Dataset section
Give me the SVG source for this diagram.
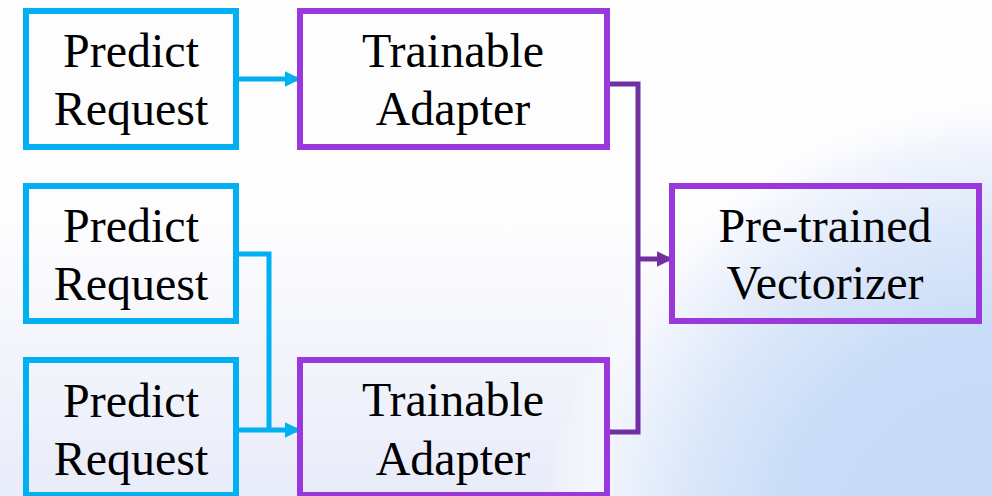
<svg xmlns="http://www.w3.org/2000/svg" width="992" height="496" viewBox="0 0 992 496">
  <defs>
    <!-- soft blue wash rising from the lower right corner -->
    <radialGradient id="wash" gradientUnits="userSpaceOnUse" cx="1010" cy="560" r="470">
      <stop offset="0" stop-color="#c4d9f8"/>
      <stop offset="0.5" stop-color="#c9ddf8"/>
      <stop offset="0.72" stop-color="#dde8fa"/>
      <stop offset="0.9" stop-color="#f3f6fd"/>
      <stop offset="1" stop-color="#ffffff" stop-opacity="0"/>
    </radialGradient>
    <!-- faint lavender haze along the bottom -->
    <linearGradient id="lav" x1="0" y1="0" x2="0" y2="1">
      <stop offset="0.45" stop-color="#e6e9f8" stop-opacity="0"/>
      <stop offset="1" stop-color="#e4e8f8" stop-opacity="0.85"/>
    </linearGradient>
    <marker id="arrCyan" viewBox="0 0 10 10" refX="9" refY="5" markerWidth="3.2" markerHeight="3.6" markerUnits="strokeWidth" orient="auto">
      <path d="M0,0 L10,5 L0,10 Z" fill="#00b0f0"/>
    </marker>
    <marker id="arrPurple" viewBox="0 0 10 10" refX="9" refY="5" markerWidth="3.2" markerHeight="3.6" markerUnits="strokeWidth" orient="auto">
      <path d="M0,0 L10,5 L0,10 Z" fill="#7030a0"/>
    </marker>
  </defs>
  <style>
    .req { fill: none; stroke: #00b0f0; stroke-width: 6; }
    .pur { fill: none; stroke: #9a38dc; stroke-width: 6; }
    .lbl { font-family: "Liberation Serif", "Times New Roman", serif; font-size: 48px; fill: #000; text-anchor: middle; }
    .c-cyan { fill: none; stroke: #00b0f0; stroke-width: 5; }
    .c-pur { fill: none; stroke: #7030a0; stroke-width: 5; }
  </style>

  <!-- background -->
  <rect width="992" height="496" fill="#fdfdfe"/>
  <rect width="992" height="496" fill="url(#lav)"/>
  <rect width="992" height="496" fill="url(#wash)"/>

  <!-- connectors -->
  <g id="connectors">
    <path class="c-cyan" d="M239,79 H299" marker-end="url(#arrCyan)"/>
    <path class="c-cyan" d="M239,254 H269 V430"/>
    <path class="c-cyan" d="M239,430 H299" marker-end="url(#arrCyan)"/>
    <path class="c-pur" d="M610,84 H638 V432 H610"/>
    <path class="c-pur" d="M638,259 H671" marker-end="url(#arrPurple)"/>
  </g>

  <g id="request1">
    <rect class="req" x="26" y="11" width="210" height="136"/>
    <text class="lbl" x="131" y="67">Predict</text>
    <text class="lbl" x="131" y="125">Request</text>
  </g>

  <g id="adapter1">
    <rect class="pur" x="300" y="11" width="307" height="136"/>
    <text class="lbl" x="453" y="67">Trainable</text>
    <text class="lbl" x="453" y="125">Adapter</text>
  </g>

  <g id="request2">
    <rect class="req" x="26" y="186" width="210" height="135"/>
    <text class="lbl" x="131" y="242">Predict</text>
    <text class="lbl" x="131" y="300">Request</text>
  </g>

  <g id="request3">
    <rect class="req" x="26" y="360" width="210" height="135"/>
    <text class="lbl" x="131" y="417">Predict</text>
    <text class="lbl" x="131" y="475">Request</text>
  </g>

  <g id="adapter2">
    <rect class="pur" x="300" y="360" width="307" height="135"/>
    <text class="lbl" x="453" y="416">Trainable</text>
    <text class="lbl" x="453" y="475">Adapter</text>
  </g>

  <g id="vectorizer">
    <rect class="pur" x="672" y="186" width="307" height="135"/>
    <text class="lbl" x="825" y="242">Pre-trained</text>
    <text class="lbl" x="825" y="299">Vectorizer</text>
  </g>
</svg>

Challenge
Return the whole listing, word for word, and leave out every picture.

Completed exercise
Give me the SVG source for this diagram.
<svg xmlns="http://www.w3.org/2000/svg" width="992" height="496" viewBox="0 0 992 496">
  <defs>
    <!-- soft blue wash rising from the lower right corner -->
    <radialGradient id="wash" gradientUnits="userSpaceOnUse" cx="1010" cy="560" r="470">
      <stop offset="0" stop-color="#c4d9f8"/>
      <stop offset="0.5" stop-color="#c9ddf8"/>
      <stop offset="0.72" stop-color="#dde8fa"/>
      <stop offset="0.9" stop-color="#f3f6fd"/>
      <stop offset="1" stop-color="#ffffff" stop-opacity="0"/>
    </radialGradient>
    <!-- faint lavender haze along the bottom -->
    <linearGradient id="lav" x1="0" y1="0" x2="0" y2="1">
      <stop offset="0.45" stop-color="#e6e9f8" stop-opacity="0"/>
      <stop offset="1" stop-color="#e4e8f8" stop-opacity="0.85"/>
    </linearGradient>
    <marker id="arrCyan" viewBox="0 0 10 10" refX="9" refY="5" markerWidth="3.2" markerHeight="3.6" markerUnits="strokeWidth" orient="auto">
      <path d="M0,0 L10,5 L0,10 Z" fill="#00b0f0"/>
    </marker>
    <marker id="arrPurple" viewBox="0 0 10 10" refX="9" refY="5" markerWidth="3.2" markerHeight="3.6" markerUnits="strokeWidth" orient="auto">
      <path d="M0,0 L10,5 L0,10 Z" fill="#7030a0"/>
    </marker>
  </defs>
  <style>
    .req { fill: none; stroke: #00b0f0; stroke-width: 6; }
    .pur { fill: none; stroke: #9a38dc; stroke-width: 6; }
    .lbl { font-family: "Liberation Serif", "Times New Roman", serif; font-size: 48px; fill: #000; text-anchor: middle; }
    .c-cyan { fill: none; stroke: #00b0f0; stroke-width: 5; }
    .c-pur { fill: none; stroke: #7030a0; stroke-width: 5; }
  </style>

  <!-- background -->
  <rect width="992" height="496" fill="#fdfdfe"/>
  <rect width="992" height="496" fill="url(#lav)"/>
  <rect width="992" height="496" fill="url(#wash)"/>

  <!-- connectors -->
  <g id="connectors">
    <path class="c-cyan" d="M239,79 H299" marker-end="url(#arrCyan)"/>
    <path class="c-cyan" d="M239,254 H269 V430"/>
    <path class="c-cyan" d="M239,430 H299" marker-end="url(#arrCyan)"/>
    <path class="c-pur" d="M610,84 H638 V432 H610"/>
    <path class="c-pur" d="M638,259 H671" marker-end="url(#arrPurple)"/>
  </g>

  <g id="request1">
    <rect class="req" x="26" y="11" width="210" height="136"/>
    <text class="lbl" x="131" y="67">Predict</text>
    <text class="lbl" x="131" y="125">Request</text>
  </g>

  <g id="adapter1">
    <rect class="pur" x="300" y="11" width="307" height="136"/>
    <text class="lbl" x="453" y="67">Trainable</text>
    <text class="lbl" x="453" y="125">Adapter</text>
  </g>

  <g id="request2">
    <rect class="req" x="26" y="186" width="210" height="135"/>
    <text class="lbl" x="131" y="242">Predict</text>
    <text class="lbl" x="131" y="300">Request</text>
  </g>

  <g id="request3">
    <rect class="req" x="26" y="360" width="210" height="135"/>
    <text class="lbl" x="131" y="417">Predict</text>
    <text class="lbl" x="131" y="475">Request</text>
  </g>

  <g id="adapter2">
    <rect class="pur" x="300" y="360" width="307" height="135"/>
    <text class="lbl" x="453" y="416">Trainable</text>
    <text class="lbl" x="453" y="475">Adapter</text>
  </g>

  <g id="vectorizer">
    <rect class="pur" x="672" y="186" width="307" height="135"/>
    <text class="lbl" x="825" y="242">Pre-trained</text>
    <text class="lbl" x="825" y="299">Vectorizer</text>
  </g>
</svg>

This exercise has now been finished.